** BEGIN DATA EXTRACT **
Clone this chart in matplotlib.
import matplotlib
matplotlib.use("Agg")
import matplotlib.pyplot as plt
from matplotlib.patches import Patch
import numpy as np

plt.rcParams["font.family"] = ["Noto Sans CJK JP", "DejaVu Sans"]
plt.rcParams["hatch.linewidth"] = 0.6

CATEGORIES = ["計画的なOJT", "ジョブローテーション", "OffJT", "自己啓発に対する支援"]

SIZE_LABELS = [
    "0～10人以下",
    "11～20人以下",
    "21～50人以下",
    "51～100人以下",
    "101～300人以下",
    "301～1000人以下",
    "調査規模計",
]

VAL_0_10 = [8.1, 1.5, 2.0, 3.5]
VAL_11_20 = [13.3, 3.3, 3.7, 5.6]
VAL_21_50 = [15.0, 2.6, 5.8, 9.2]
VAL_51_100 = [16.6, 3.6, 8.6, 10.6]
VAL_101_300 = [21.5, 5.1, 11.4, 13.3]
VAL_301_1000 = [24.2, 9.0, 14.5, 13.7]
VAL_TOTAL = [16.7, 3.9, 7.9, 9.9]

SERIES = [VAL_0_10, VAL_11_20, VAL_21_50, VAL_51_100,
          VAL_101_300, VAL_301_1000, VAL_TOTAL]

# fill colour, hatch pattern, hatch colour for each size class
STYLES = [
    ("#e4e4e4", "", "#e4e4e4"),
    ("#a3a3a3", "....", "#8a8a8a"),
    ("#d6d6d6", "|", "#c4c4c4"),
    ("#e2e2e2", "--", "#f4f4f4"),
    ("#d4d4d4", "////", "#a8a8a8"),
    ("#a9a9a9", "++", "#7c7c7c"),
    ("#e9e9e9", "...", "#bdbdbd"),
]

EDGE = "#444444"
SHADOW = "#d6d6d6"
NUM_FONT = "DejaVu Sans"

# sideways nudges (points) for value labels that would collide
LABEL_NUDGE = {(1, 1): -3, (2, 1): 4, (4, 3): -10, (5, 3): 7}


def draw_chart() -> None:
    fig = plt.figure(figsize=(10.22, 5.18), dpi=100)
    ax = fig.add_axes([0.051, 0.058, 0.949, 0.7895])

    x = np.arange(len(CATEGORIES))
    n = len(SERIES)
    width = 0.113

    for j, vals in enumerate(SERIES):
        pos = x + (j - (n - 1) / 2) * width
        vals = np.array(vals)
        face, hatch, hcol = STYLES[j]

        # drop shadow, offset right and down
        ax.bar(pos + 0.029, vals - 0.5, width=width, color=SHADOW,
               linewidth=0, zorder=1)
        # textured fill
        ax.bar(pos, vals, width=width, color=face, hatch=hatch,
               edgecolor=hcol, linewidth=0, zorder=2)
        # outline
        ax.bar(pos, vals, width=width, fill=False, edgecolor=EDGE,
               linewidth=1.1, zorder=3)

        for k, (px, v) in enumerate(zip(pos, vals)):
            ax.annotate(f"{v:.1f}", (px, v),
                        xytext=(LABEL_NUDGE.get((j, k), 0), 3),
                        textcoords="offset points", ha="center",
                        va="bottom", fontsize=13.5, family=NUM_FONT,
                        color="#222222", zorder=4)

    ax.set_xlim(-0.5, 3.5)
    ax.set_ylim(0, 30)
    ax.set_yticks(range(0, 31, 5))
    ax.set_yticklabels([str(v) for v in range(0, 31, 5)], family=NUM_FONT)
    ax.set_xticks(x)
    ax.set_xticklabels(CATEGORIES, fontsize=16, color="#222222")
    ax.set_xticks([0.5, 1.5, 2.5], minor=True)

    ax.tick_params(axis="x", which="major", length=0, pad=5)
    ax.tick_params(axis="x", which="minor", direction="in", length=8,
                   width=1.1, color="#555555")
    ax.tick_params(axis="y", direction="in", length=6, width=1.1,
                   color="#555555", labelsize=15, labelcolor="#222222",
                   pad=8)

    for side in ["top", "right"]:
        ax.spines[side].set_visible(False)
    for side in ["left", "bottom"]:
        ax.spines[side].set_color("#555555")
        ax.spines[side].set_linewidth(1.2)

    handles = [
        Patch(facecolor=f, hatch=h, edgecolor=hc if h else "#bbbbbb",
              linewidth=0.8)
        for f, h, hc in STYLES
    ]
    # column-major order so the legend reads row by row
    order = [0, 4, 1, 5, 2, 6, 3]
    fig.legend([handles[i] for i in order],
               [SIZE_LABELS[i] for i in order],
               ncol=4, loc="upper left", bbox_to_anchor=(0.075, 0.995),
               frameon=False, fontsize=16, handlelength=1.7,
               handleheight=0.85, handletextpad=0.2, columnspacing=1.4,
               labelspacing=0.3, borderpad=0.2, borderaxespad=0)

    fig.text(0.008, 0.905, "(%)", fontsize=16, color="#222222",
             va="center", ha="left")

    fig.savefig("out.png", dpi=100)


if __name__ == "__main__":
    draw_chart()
** END DATA EXTRACT **
- WHAT YOU WILL DO
Output the listing above without altering a single character.

- OUTPUT
Clone this chart in matplotlib.
import matplotlib
matplotlib.use("Agg")
import matplotlib.pyplot as plt
from matplotlib.patches import Patch
import numpy as np

plt.rcParams["font.family"] = ["Noto Sans CJK JP", "DejaVu Sans"]
plt.rcParams["hatch.linewidth"] = 0.6

CATEGORIES = ["計画的なOJT", "ジョブローテーション", "OffJT", "自己啓発に対する支援"]

SIZE_LABELS = [
    "0～10人以下",
    "11～20人以下",
    "21～50人以下",
    "51～100人以下",
    "101～300人以下",
    "301～1000人以下",
    "調査規模計",
]

VAL_0_10 = [8.1, 1.5, 2.0, 3.5]
VAL_11_20 = [13.3, 3.3, 3.7, 5.6]
VAL_21_50 = [15.0, 2.6, 5.8, 9.2]
VAL_51_100 = [16.6, 3.6, 8.6, 10.6]
VAL_101_300 = [21.5, 5.1, 11.4, 13.3]
VAL_301_1000 = [24.2, 9.0, 14.5, 13.7]
VAL_TOTAL = [16.7, 3.9, 7.9, 9.9]

SERIES = [VAL_0_10, VAL_11_20, VAL_21_50, VAL_51_100,
          VAL_101_300, VAL_301_1000, VAL_TOTAL]

# fill colour, hatch pattern, hatch colour for each size class
STYLES = [
    ("#e4e4e4", "", "#e4e4e4"),
    ("#a3a3a3", "....", "#8a8a8a"),
    ("#d6d6d6", "|", "#c4c4c4"),
    ("#e2e2e2", "--", "#f4f4f4"),
    ("#d4d4d4", "////", "#a8a8a8"),
    ("#a9a9a9", "++", "#7c7c7c"),
    ("#e9e9e9", "...", "#bdbdbd"),
]

EDGE = "#444444"
SHADOW = "#d6d6d6"
NUM_FONT = "DejaVu Sans"

# sideways nudges (points) for value labels that would collide
LABEL_NUDGE = {(1, 1): -3, (2, 1): 4, (4, 3): -10, (5, 3): 7}


def draw_chart() -> None:
    fig = plt.figure(figsize=(10.22, 5.18), dpi=100)
    ax = fig.add_axes([0.051, 0.058, 0.949, 0.7895])

    x = np.arange(len(CATEGORIES))
    n = len(SERIES)
    width = 0.113

    for j, vals in enumerate(SERIES):
        pos = x + (j - (n - 1) / 2) * width
        vals = np.array(vals)
        face, hatch, hcol = STYLES[j]

        # drop shadow, offset right and down
        ax.bar(pos + 0.029, vals - 0.5, width=width, color=SHADOW,
               linewidth=0, zorder=1)
        # textured fill
        ax.bar(pos, vals, width=width, color=face, hatch=hatch,
               edgecolor=hcol, linewidth=0, zorder=2)
        # outline
        ax.bar(pos, vals, width=width, fill=False, edgecolor=EDGE,
               linewidth=1.1, zorder=3)

        for k, (px, v) in enumerate(zip(pos, vals)):
            ax.annotate(f"{v:.1f}", (px, v),
                        xytext=(LABEL_NUDGE.get((j, k), 0), 3),
                        textcoords="offset points", ha="center",
                        va="bottom", fontsize=13.5, family=NUM_FONT,
                        color="#222222", zorder=4)

    ax.set_xlim(-0.5, 3.5)
    ax.set_ylim(0, 30)
    ax.set_yticks(range(0, 31, 5))
    ax.set_yticklabels([str(v) for v in range(0, 31, 5)], family=NUM_FONT)
    ax.set_xticks(x)
    ax.set_xticklabels(CATEGORIES, fontsize=16, color="#222222")
    ax.set_xticks([0.5, 1.5, 2.5], minor=True)

    ax.tick_params(axis="x", which="major", length=0, pad=5)
    ax.tick_params(axis="x", which="minor", direction="in", length=8,
                   width=1.1, color="#555555")
    ax.tick_params(axis="y", direction="in", length=6, width=1.1,
                   color="#555555", labelsize=15, labelcolor="#222222",
                   pad=8)

    for side in ["top", "right"]:
        ax.spines[side].set_visible(False)
    for side in ["left", "bottom"]:
        ax.spines[side].set_color("#555555")
        ax.spines[side].set_linewidth(1.2)

    handles = [
        Patch(facecolor=f, hatch=h, edgecolor=hc if h else "#bbbbbb",
              linewidth=0.8)
        for f, h, hc in STYLES
    ]
    # column-major order so the legend reads row by row
    order = [0, 4, 1, 5, 2, 6, 3]
    fig.legend([handles[i] for i in order],
               [SIZE_LABELS[i] for i in order],
               ncol=4, loc="upper left", bbox_to_anchor=(0.075, 0.995),
               frameon=False, fontsize=16, handlelength=1.7,
               handleheight=0.85, handletextpad=0.2, columnspacing=1.4,
               labelspacing=0.3, borderpad=0.2, borderaxespad=0)

    fig.text(0.008, 0.905, "(%)", fontsize=16, color="#222222",
             va="center", ha="left")

    fig.savefig("out.png", dpi=100)


if __name__ == "__main__":
    draw_chart()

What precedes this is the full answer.